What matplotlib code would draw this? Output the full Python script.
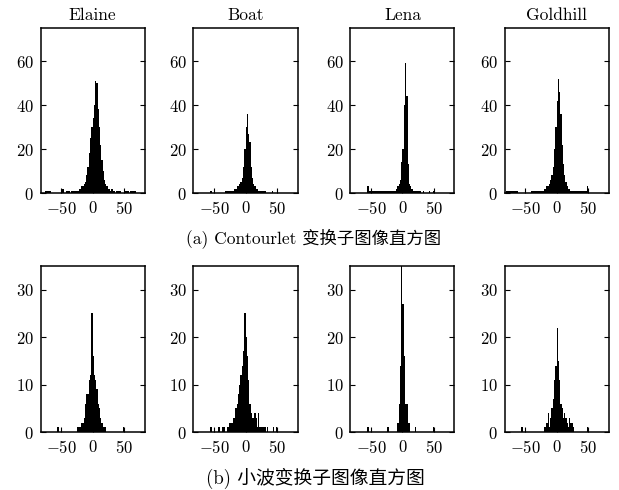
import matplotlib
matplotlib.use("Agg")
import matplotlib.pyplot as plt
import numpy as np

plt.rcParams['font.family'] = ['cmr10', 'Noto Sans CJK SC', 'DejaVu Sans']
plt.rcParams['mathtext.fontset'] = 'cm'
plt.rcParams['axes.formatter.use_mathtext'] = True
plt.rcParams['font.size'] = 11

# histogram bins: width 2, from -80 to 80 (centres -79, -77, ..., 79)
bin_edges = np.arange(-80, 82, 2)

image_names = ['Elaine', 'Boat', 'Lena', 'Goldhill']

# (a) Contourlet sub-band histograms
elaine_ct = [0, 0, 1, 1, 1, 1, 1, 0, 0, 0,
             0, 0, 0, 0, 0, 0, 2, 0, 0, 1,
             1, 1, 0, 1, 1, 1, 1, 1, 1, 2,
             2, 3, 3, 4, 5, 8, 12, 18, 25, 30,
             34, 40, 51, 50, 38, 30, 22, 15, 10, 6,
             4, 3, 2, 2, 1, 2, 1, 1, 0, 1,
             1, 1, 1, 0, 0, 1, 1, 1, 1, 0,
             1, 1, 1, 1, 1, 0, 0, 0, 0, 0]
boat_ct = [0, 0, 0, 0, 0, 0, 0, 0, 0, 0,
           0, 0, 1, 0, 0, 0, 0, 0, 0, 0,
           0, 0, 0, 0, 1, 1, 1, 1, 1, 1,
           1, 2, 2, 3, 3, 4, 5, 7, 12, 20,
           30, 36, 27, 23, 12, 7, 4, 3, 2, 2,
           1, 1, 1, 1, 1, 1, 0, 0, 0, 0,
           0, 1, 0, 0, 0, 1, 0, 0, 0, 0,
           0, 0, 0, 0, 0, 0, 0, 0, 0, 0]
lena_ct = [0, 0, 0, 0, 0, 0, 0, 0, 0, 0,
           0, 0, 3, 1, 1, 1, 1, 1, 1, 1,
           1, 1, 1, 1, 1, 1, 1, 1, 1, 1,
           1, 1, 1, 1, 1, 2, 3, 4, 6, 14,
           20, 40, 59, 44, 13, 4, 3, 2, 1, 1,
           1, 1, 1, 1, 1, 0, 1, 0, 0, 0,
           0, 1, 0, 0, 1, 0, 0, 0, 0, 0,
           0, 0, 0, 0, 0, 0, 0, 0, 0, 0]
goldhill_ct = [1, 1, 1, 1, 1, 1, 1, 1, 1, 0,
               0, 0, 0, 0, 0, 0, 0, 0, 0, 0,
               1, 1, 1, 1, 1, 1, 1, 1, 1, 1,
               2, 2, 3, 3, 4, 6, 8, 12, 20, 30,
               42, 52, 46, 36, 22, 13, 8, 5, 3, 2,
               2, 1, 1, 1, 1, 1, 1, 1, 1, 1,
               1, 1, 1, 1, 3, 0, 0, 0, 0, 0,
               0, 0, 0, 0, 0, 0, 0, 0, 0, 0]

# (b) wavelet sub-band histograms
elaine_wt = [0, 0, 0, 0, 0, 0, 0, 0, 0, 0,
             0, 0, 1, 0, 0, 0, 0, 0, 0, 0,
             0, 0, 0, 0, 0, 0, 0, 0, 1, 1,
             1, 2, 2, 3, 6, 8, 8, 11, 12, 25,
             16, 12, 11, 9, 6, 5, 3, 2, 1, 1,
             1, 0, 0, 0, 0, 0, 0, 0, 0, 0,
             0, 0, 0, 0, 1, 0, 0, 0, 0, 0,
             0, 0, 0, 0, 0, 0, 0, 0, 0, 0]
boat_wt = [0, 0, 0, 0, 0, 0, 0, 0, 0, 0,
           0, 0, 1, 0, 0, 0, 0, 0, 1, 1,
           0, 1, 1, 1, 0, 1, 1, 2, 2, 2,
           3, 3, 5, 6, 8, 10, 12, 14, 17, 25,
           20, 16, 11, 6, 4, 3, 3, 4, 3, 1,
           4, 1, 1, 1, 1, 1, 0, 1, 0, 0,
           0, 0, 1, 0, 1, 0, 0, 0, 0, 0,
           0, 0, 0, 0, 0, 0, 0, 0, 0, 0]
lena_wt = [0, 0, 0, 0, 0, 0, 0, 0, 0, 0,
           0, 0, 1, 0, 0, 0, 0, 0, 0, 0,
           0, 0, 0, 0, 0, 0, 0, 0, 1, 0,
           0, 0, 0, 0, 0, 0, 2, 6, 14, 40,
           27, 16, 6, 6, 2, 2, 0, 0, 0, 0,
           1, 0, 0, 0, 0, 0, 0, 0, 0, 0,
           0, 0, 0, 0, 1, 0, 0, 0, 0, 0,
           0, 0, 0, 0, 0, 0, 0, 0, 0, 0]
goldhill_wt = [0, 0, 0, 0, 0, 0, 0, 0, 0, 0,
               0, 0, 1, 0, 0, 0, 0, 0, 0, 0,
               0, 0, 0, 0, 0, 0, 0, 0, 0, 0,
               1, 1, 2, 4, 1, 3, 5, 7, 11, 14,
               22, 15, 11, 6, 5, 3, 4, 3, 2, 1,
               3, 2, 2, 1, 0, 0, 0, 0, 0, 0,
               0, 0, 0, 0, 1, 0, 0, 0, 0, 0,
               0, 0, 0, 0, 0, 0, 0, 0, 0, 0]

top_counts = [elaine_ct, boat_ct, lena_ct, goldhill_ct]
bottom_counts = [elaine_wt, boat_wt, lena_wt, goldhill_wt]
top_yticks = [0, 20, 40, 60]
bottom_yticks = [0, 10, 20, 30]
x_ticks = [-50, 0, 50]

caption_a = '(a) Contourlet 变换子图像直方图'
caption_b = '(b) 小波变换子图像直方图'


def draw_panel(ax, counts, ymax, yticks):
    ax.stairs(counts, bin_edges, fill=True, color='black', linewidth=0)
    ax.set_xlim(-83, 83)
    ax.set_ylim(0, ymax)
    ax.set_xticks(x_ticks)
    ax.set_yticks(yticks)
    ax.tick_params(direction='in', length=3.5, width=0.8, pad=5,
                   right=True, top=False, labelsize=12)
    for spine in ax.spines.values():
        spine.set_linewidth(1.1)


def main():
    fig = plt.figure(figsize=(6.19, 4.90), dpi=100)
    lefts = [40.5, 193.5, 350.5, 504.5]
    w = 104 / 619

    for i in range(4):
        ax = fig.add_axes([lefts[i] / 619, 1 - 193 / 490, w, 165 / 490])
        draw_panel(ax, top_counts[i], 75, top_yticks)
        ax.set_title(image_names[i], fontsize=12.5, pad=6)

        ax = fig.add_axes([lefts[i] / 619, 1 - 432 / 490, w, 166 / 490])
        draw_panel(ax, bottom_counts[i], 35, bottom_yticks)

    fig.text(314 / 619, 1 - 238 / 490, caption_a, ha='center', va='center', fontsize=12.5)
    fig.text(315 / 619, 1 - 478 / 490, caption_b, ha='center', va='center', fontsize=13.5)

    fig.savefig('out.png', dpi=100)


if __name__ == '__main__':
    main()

Task to carry out:
Every line from the start of the listing above through the line with "image_names = ['Elaine', 'Boat', 'Lena', 'Goldhill']" should be repeated exactly; skip the pictures and add nothing else.

Full output:
What matplotlib code would draw this? Output the full Python script.
import matplotlib
matplotlib.use("Agg")
import matplotlib.pyplot as plt
import numpy as np

plt.rcParams['font.family'] = ['cmr10', 'Noto Sans CJK SC', 'DejaVu Sans']
plt.rcParams['mathtext.fontset'] = 'cm'
plt.rcParams['axes.formatter.use_mathtext'] = True
plt.rcParams['font.size'] = 11

# histogram bins: width 2, from -80 to 80 (centres -79, -77, ..., 79)
bin_edges = np.arange(-80, 82, 2)

image_names = ['Elaine', 'Boat', 'Lena', 'Goldhill']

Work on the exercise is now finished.